- [DESCRIPTION OF THE TASK] Repeat only the lines running from the beginning of the material through the line that contains "const ceIIIHeight = [50, 44, 35, 30, 31, 29, 23, 6];".

- [SOURCE MATERIAL]

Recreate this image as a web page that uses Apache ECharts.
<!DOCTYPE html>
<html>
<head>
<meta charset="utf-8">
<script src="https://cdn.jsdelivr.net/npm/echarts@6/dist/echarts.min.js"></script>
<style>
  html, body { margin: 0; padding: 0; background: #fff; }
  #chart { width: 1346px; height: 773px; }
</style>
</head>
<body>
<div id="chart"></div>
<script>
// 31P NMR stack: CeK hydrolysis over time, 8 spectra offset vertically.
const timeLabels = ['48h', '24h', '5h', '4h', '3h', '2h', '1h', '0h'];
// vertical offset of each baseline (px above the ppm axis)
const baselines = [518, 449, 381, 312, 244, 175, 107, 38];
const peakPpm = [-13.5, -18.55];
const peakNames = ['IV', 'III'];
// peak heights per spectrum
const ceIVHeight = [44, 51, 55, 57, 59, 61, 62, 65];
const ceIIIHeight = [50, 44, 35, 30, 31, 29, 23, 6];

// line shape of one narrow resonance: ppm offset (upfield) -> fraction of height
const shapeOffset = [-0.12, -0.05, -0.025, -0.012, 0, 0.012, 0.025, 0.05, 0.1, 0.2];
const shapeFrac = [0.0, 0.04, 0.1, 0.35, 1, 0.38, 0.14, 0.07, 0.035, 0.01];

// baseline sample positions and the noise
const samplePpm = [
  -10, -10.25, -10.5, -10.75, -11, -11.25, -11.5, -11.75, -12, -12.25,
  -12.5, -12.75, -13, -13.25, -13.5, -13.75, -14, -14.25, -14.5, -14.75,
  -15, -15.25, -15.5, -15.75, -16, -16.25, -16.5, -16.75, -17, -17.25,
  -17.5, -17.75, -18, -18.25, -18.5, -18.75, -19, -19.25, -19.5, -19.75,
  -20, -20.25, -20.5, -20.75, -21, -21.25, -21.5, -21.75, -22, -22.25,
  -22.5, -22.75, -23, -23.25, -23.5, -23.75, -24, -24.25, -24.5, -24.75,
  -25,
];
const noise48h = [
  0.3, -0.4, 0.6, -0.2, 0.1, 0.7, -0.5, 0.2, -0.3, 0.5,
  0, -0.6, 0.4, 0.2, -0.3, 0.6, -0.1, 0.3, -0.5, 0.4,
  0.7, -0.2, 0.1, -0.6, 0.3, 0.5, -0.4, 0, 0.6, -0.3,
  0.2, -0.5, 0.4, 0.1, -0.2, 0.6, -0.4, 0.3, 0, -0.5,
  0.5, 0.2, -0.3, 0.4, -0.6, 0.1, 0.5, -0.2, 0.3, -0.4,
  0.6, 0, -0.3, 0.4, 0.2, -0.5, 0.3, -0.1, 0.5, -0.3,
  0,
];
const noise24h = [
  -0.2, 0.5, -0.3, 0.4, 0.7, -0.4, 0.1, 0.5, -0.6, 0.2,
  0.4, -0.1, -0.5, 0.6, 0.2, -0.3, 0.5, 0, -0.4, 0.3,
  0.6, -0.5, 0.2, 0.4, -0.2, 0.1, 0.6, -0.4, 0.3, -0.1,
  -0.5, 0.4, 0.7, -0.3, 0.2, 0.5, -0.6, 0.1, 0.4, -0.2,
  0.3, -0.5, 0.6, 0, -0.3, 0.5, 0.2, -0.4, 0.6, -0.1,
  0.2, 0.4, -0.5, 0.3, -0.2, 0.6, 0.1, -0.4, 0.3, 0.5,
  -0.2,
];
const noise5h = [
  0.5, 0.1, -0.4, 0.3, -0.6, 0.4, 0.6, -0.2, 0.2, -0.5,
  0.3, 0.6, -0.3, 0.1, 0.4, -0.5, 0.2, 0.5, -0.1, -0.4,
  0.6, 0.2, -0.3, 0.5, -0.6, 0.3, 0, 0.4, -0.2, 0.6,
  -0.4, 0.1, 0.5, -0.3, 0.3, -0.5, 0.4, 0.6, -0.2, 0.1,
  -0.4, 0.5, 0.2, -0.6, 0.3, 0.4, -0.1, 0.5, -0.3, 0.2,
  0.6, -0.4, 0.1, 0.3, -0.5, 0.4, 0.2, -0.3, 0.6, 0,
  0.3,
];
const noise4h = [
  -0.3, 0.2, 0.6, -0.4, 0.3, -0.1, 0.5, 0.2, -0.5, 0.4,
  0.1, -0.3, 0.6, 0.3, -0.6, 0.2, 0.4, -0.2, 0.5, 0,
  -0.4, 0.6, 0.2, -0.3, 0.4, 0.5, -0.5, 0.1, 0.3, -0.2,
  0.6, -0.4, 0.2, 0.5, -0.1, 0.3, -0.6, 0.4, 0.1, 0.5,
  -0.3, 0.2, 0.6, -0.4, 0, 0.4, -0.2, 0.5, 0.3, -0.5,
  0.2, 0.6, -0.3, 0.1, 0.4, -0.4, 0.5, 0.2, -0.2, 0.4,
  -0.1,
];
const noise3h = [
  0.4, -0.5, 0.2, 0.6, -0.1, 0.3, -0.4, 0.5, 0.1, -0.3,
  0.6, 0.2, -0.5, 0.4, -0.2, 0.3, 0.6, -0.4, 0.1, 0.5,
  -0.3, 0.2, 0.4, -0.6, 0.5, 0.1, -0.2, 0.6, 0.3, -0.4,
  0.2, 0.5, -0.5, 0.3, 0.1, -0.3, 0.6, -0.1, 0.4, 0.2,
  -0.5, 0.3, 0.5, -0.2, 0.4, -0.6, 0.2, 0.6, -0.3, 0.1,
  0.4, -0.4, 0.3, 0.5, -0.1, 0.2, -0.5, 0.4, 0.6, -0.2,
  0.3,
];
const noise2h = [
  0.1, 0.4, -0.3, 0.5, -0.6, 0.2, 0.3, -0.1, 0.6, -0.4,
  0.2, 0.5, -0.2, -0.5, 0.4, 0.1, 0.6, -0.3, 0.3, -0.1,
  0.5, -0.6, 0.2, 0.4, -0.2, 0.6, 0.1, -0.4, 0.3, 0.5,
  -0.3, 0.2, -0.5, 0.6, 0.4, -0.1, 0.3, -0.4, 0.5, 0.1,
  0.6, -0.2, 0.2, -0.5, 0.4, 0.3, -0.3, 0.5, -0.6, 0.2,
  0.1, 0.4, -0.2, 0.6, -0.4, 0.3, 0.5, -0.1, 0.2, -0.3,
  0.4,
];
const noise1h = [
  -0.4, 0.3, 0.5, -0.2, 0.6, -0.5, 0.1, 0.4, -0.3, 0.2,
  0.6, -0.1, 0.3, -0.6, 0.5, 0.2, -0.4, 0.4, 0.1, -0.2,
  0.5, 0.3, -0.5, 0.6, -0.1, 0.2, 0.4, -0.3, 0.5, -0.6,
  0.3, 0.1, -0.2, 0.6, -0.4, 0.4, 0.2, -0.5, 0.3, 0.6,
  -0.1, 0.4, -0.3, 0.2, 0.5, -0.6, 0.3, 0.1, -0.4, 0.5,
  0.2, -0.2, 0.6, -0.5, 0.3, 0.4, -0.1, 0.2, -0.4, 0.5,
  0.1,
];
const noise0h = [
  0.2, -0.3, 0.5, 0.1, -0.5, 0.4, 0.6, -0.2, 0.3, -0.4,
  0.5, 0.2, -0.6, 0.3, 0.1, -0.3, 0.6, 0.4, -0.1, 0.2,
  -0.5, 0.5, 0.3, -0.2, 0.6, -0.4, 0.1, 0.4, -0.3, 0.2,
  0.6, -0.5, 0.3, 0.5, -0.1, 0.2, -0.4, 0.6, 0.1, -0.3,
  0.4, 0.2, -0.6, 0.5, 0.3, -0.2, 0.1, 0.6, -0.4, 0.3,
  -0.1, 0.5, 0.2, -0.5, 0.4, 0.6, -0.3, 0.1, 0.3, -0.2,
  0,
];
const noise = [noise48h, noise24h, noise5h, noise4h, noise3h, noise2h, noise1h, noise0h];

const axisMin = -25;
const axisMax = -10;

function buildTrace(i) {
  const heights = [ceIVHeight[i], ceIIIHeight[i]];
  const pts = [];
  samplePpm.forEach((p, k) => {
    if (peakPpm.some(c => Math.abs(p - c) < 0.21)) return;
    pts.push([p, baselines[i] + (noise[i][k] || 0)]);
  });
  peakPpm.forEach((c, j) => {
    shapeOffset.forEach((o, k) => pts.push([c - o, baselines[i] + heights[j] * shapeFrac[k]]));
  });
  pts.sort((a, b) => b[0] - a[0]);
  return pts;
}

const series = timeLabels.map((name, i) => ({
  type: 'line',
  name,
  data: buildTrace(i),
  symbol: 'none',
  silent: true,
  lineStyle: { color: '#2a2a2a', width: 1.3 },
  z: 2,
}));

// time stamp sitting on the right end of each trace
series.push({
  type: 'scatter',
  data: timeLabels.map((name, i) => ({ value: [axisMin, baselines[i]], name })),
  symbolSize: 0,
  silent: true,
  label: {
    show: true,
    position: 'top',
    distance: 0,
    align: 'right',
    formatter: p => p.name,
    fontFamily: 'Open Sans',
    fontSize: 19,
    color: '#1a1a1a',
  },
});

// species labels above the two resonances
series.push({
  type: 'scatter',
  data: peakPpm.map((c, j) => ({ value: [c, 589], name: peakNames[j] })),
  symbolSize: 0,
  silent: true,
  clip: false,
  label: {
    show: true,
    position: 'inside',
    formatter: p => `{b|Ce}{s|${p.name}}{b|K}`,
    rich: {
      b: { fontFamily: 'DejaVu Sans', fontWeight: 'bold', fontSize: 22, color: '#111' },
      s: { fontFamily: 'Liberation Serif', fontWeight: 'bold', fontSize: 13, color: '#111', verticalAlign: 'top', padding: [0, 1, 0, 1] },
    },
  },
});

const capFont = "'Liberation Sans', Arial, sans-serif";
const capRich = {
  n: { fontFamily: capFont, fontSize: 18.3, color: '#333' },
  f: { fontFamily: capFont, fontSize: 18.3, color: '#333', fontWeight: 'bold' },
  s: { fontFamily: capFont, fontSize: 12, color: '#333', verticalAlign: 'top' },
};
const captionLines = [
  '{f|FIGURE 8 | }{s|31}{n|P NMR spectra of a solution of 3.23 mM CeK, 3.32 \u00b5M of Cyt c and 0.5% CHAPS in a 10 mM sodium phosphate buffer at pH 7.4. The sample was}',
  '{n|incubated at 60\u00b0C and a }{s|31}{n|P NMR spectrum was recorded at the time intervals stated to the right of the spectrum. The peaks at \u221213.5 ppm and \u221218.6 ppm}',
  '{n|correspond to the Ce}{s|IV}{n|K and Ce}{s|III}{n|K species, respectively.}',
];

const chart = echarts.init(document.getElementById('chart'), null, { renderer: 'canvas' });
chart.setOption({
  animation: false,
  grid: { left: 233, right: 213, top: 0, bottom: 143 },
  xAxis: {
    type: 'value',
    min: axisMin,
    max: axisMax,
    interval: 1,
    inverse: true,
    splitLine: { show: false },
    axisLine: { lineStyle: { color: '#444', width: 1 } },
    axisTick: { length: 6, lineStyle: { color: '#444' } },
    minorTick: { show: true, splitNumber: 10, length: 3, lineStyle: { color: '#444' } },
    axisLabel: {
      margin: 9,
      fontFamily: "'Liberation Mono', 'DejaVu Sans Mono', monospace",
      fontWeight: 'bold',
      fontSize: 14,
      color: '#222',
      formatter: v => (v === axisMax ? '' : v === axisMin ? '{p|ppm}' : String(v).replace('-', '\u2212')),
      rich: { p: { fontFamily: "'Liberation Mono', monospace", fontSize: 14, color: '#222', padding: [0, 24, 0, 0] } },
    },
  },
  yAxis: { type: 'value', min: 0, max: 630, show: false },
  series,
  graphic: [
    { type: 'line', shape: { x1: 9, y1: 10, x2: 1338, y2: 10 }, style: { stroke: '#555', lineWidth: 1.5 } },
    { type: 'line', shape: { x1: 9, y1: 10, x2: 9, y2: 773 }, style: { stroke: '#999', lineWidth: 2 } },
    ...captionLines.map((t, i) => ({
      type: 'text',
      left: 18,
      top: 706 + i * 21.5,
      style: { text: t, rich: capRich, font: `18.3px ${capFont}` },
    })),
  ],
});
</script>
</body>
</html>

- [TASK RESULT]
Recreate this image as a web page that uses Apache ECharts.
<!DOCTYPE html>
<html>
<head>
<meta charset="utf-8">
<script src="https://cdn.jsdelivr.net/npm/echarts@6/dist/echarts.min.js"></script>
<style>
  html, body { margin: 0; padding: 0; background: #fff; }
  #chart { width: 1346px; height: 773px; }
</style>
</head>
<body>
<div id="chart"></div>
<script>
// 31P NMR stack: CeK hydrolysis over time, 8 spectra offset vertically.
const timeLabels = ['48h', '24h', '5h', '4h', '3h', '2h', '1h', '0h'];
// vertical offset of each baseline (px above the ppm axis)
const baselines = [518, 449, 381, 312, 244, 175, 107, 38];
const peakPpm = [-13.5, -18.55];
const peakNames = ['IV', 'III'];
// peak heights per spectrum
const ceIVHeight = [44, 51, 55, 57, 59, 61, 62, 65];
const ceIIIHeight = [50, 44, 35, 30, 31, 29, 23, 6];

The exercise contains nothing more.